Charging leave for exempts--again!
cstorms
6 Posts
We are a governmental employer- small local housing authority. We have a policy that exempt salaried employees are not charged vacation or sick leave hours for absences of less than half a day (4 hrs or less), but they do use leave if they're gone for more than 4 hours on a day they work. We understood this complied with FLSA (we're in the State of Washington). My Director was just told by attorneys addressing a director's conference that a recent case asserted that even governmental employer's cannot charge leave against exempts for anything less than a whole day's absence. She didn't get the spelling on the case, but it was Drinkwith(worth?) v. employer's name and happened in the fall of 2000. Can someone give me a definitive answer on this issue again? Or point me to where I could read on this case? Thanks.
Comments
We don't charge exempt employees for leave if they work any porton of a day. The extra hours they put in more than compensates for occasionally taking off several hours early. Most people of this caliber don't abuse the privilege; they don't have the time to do so! If we have the occasional maverick, that comes in for half and hour and then leaves for the day, it is certainly addressed with them. Most people would usually work at least half a day before taking off.
When we first discussed the use of 1/2 increments, we polled the salaried employees and found that they found it reasonable to only be charged in 1/2 day increments. Most times, they want only an hour or two for an appointment and they do not get charged. About the only time that they get charged is when they schedule personal time to leave for the weekend early, or add that extra 1/2 day to a vacation to get an early start or a late return.
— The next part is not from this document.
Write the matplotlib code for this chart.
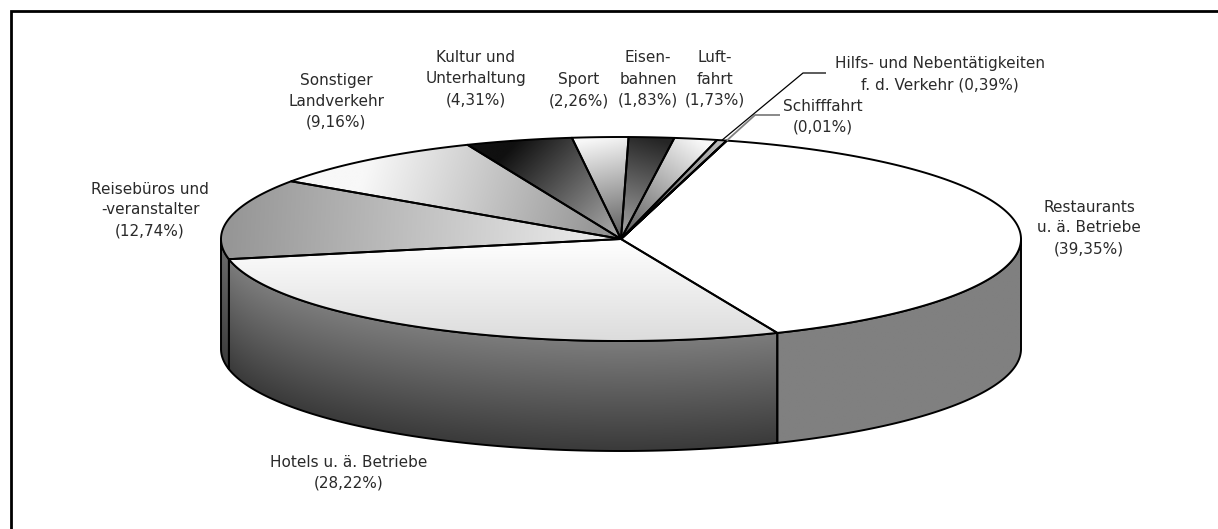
import numpy as np
import matplotlib
matplotlib.use("Agg")
import matplotlib.pyplot as plt
from matplotlib.patches import Polygon
from matplotlib.colors import to_rgb

# slices, counter-clockwise starting at the front right (Excel 3-D pie)
categories = ["Restaurants\nu. ä. Betriebe", "Schifffahrt",
              "Hilfs- und Nebentätigkeiten\nf. d. Verkehr", "Luft-\nfahrt",
              "Eisen-\nbahnen", "Sport", "Kultur und\nUnterhaltung",
              "Sonstiger\nLandverkehr", "Reisebüros und\n-veranstalter",
              "Hotels u. ä. Betriebe"]
shares = [39.35, 0.01, 0.39, 1.73, 1.83, 2.26, 4.31, 9.16, 12.74, 28.22]
pct_sep = ["\n", "\n", " ", "\n", "\n", "\n", "\n", "\n", "\n", "\n"]

# styling: (outer colour, inner colour, gradient mode) for the top faces
top_style = [("#ffffff", "#ffffff", "flat"),
             ("#9a9a9a", "#9a9a9a", "flat"),
             ("#c0c0c0", "#454545", "radial"),
             ("#f8f8f8", "#555555", "radial"),
             ("#252525", "#a8a8a8", "radial"),
             ("#f8f8f8", "#5a5a5a", "radial"),
             ("#101010", "#b0b0b0", "radial"),
             ("#f8f8f8", "#8c8c8c", "radial"),
             ("#969696", "#f0f0f0", "radial"),
             ("#ffffff", "#dcdcdc", "vertical")]
# side walls: (top colour, bottom colour)
wall_style = [("#808080", "#808080")] * 8 + [("#686868", "#3c3c3c"),
                                             ("#7c7c7c", "#3a3a3a")]

# layout in pixels
W, H = 1218, 529
cx, cy, rx, ry, depth = 621, 239, 400, 102, 110
start_angle = -67
label_xy = [(1089, 228), (823, 117), (940, 74), (715, 79), (648, 79),
            (579, 90), (476, 79), (336, 101), (150, 210), (349, 473)]
leaders = {1: ((755, 115), (780, 115), "#808080", 1.3),
           2: ((803, 73), (826, 73), "black", 0.9)}

fig = plt.figure(figsize=(W / 100, H / 100), dpi=100)
ax = fig.add_axes([0, 0, 1, 1])


def ell(th, dy=0.0):
    return cx + rx * np.cos(th), cy - ry * np.sin(th) + dy


def grid(verts, n=300):
    x0, y0 = verts.min(axis=0)
    x1, y1 = verts.max(axis=0)
    X, Y = np.meshgrid(np.linspace(x0, x1, n), np.linspace(y0, y1, n))
    return X, Y, (x0, x1, y0, y1)


def paint(poly, t, ext, c0, c1, z):
    c0, c1 = np.array(to_rgb(c0)), np.array(to_rgb(c1))
    img = c0 + np.clip(t, 0, 1)[..., None] * (c1 - c0)
    im = ax.imshow(img, extent=ext, origin="lower", aspect="auto",
                   interpolation="bilinear", zorder=z)
    im.set_clip_path(poly)


edges = start_angle + 360 * np.concatenate([[0], np.cumsum(shares)]) / sum(shares)

# front side walls
for i in range(len(shares)):
    t0, t1 = edges[i], edges[i + 1]
    for k in (-360, 0, 360):
        lo, hi = max(t0, 180 + k), min(t1, 360 + k)
        if hi <= lo:
            continue
        th = np.radians(np.linspace(lo, hi, 150))
        xs, ys = ell(th)
        verts = np.vstack([np.column_stack([xs, ys]),
                           np.column_stack([xs, ys + depth])[::-1]])
        poly = Polygon(verts, closed=True, fc="none", ec="black", lw=1.4,
                       joinstyle="round", zorder=3)
        ax.add_patch(poly)
        X, Y, ext = grid(verts)
        ytop = cy + ry * np.sqrt(np.clip(1 - ((X - cx) / rx) ** 2, 0, 1))
        paint(poly, (Y - ytop) / depth, ext, *wall_style[i], z=2)

# top faces
for i in range(len(shares)):
    t0, t1 = edges[i], edges[i + 1]
    th = np.radians(np.linspace(t0, t1, max(3, int((t1 - t0) * 2) + 2)))
    xs, ys = ell(th)
    verts = np.vstack([[cx, cy], np.column_stack([xs, ys])])
    c_out, c_in, mode = top_style[i]
    poly = Polygon(verts, closed=True, ec="black", lw=1.4, joinstyle="round",
                   fc=c_out if mode == "flat" else "none", zorder=6)
    ax.add_patch(poly)
    if mode == "flat":
        continue
    X, Y, ext = grid(verts)
    if mode == "vertical":
        t = (Y - ext[2]) / (ext[3] - ext[2])
    else:
        px, py = ell(np.radians((t0 + t1) / 2))
        dx, dy = cx - px, cy - py
        t = ((X - px) * dx + (Y - py) * dy) / (dx * dx + dy * dy)
    paint(poly, t, ext, c_out, c_in, z=5)

# leader lines for the two thin slices
for i, (elbow, end, col, lw) in leaders.items():
    px, py = ell(np.radians((edges[i] + edges[i + 1]) / 2))
    ax.plot([px, elbow[0], end[0]], [py, elbow[1], end[1]], color=col,
            lw=lw, zorder=7, solid_capstyle="butt")

# labels
for name, v, sep, (lx, ly) in zip(categories, shares, pct_sep, label_xy):
    txt = name + sep + "(" + f"{v:.2f}".replace(".", ",") + "%)"
    ax.text(lx, ly, txt, ha="center", va="center", multialignment="center",
            fontsize=11, color="#2a2a2a", linespacing=1.5,
            family="DejaVu Sans", zorder=8)

# chart-area frame (right and bottom edges fall outside the picture)
ax.plot([11, 11, W + 10], [H + 10, 11, 11], color="black", lw=2.0,
        solid_joinstyle="miter", zorder=9)

ax.set_xlim(0, W)
ax.set_ylim(H, 0)
ax.axis("off")
fig.savefig("out.png", dpi=100)
plt.close(fig)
The plaintiffs won this case and the Supreme Court gives a lot of good analysis of which of these acts violates salaried basis the most (it's a good read, especially if you're in WA). Here's the key to my original question:
Supreme Court: 5. "Make up" from vacation time is inconsistent with salaried employment and is most akin to "docking" of any of the "make up" practices. In Abshire v. County of Kern (9th Cir.1990), the court said "a strong argument can be made that even if deductions were required only from fringe benefits such as leave time, and not from base pay, the affected employees would still not qualify (as exempt employees)."
6.........
7. Pay Deductions in Less Than Full-Day Increments for Partial Day Absences.
Making deductions in pay when employees fail to meet hourly work quota requirements is inconsistent with salaried employment. Federal law under the FLSA clearly prohibits this practice. >29 CFR 541.118(a). We therefore hold that it is improper under the MWA (Minimum Wage Act) to "dock" employees' pay when they fail to meet hourly work quota requirements. To make an overtime claim for improper "docking" under the FLSA, an employee's salary must be "subject to" improper deductions..... An employee's salary is "subject to" reduction when there is (1) an emplyoment policy that creates a "significant likelihood" of making partial day deductions, or (2) an "actual practice" of making deductions.
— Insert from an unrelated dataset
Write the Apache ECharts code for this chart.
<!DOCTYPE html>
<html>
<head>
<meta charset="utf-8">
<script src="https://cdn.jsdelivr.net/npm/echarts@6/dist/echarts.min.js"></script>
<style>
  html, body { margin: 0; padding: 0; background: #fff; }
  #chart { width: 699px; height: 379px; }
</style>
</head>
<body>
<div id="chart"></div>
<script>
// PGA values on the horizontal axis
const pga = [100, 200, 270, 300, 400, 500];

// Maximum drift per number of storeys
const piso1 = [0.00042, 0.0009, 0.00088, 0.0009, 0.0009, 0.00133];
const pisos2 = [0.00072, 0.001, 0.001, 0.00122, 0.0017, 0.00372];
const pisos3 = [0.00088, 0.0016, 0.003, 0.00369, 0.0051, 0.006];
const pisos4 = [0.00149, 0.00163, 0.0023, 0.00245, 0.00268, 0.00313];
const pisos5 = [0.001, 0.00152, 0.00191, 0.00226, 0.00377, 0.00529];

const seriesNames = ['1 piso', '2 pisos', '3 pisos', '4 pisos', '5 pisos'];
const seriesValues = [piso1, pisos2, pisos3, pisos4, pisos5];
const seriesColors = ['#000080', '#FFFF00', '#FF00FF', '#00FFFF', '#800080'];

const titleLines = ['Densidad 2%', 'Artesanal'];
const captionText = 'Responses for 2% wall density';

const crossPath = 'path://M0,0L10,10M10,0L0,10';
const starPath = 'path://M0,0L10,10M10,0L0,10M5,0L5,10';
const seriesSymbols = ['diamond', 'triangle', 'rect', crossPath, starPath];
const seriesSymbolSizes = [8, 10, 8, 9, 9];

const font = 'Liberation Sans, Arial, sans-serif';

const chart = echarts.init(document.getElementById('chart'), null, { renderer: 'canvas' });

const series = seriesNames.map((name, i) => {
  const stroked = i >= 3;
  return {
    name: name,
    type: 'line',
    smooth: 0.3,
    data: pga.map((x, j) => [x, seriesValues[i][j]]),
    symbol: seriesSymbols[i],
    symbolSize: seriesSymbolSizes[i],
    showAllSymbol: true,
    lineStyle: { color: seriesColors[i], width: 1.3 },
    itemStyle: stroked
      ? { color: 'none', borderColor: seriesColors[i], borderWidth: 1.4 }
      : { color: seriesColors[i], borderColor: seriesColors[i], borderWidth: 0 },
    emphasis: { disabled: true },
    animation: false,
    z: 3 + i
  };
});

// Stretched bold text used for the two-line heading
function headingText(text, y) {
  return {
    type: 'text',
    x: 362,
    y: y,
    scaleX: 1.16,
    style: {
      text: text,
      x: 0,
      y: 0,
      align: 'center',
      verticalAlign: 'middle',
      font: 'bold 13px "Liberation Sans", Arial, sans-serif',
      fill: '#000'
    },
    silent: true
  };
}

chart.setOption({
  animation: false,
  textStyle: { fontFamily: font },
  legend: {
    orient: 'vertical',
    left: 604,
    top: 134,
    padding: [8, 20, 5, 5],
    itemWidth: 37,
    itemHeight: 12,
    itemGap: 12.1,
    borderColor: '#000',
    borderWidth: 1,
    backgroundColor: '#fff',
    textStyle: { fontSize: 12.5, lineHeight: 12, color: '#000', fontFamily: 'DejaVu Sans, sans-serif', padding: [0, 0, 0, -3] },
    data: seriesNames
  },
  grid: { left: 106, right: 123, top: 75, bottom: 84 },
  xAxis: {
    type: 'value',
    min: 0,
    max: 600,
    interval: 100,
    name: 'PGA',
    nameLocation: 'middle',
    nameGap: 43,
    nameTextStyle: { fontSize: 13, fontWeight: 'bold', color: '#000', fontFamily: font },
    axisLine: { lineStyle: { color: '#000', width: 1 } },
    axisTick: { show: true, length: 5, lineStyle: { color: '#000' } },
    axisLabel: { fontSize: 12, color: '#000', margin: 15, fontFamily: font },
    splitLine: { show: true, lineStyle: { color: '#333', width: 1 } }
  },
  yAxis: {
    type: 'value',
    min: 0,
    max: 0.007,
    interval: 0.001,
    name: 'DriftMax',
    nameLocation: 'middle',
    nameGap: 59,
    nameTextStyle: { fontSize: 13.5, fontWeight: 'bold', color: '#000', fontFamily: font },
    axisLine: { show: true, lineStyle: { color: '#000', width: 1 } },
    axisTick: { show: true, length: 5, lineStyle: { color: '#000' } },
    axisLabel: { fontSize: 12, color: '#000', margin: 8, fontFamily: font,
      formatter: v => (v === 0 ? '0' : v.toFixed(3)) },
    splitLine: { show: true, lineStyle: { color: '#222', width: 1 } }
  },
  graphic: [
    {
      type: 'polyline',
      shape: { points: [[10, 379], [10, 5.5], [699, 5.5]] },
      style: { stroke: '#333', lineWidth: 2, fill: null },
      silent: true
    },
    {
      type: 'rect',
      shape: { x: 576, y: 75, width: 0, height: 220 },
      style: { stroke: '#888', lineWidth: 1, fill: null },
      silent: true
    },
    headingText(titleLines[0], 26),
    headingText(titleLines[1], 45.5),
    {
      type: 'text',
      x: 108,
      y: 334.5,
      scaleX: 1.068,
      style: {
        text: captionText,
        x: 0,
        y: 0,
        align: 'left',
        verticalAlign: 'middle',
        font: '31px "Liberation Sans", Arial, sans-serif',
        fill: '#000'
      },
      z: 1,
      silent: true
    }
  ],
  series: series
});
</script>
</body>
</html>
In sum, we find that when Alliant's policies and practices regarding plaintiffs are reviewed in their totality, plaintiffs were not treated as "salaried" employees under the MWA." End of quote from Supreme Court conclusion.
Well, folks, that's enough for me to change our policy of partial day deductions from leave for exempts. I'd be interested in what the HR gurus on the site here think about applying this case to more than Washington. Thank you all for your responses!
Colleen
I don't think I have seen a case that has said that you could not charge the leave bank. But, like the case above cited, I have seen many instances where they address reducing a salaried persons weekly pay.
It seems like many of us use the policy of charging partial day absences and I think we will continue to use this policy. I have not yet been convinced that this is in opposition of FLSA.